If, instead, we allow videos like this to claim our words, our terms, and our experiences, we’ll need to retreat to where Autistic people are now, having to call themselves “Actually Autistic.” Why? Because the broader culture claimed their word and their way of finding and talking about one another, and explaining themselves. So now they have to use another hashtag to show who they actually are. And honestly, we have so little power as it is. If we allow the term “blind” to be used for those who have usable vision, the general population will then think that there are no people that can’t see at all, and when we tell them that we cannot see, they’ll think we’re lying. This already happens sometimes to me. And it’s yet another slap in the face.
And here we get to the biggest problem with this video: its effect on the general population. Now, if people don’t look any further, which many conservatives have proven that they will not, people will think that blindness is curable in 10 minutes, which it’s not. There are so many causes of blindness, and so many do not have cures. A lot of blind or low vision people do not want to be cured, fine with the life they live or the vision that they do have. And now, sighted people have a video to point to. “Dude it’s just ten minutes,” they’ll say. “Are you so anti-vaxxxxx that you won’t even stop being a burden on society?” Parents will guilt-trip their kids. Husbands will guilt-trip their wives. And for what? A cure that will more than likely not apply to them.
And what of people, like me, who want to even see as low vision people do? What of people who would give much for a cure, are shown this video and asked “Hey dude, check your mail! Maybe you were one of the 1000! Maybe you won!” Just another slap in the face. An undescribed video, an arbitrary number, a single cure, for those who are not actually blind.

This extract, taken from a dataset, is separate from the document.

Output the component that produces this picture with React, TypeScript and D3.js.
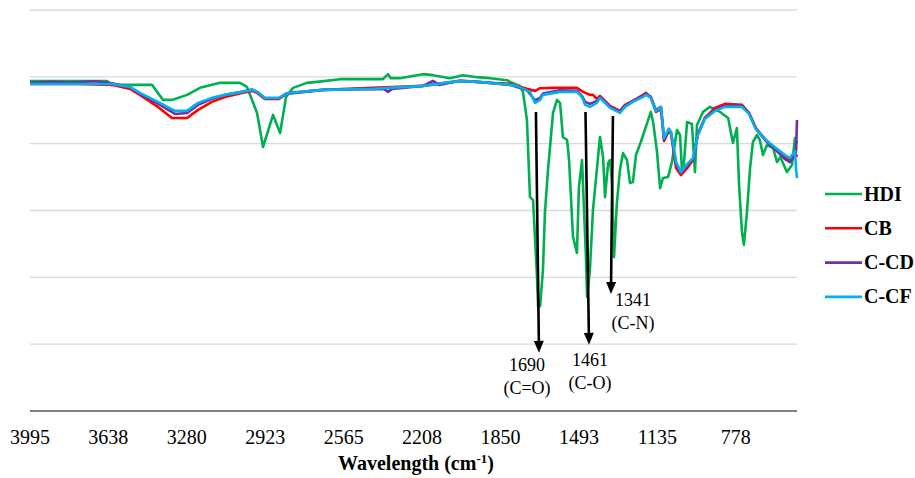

Another aspect of this is that we do want to experience the world. Why else would we want pictures described, or to be able to watch videos or television, or play video games? Yes, we have our own culture. We have our audio books, text to speech voices, audio games, and screen readers. But we want to know the sighted culture too. Sure, some may not want to see, enjoying who they are. Others beg their god or science to be able to see . But whatever way we experience the world, either through sight, visual interpretation, or reading books about the world, we love experiencing it. Even those who do not want to see the world still live in it. But this video, with its outright lies and false hope and capitalistic choosing of just 1000 people, doesn’t help anyone. From the low vision people that were “left behind,” to the blind people for whom there is no cure, to the general public who will now have another excuse to shun us, it does more harm, I think, than good.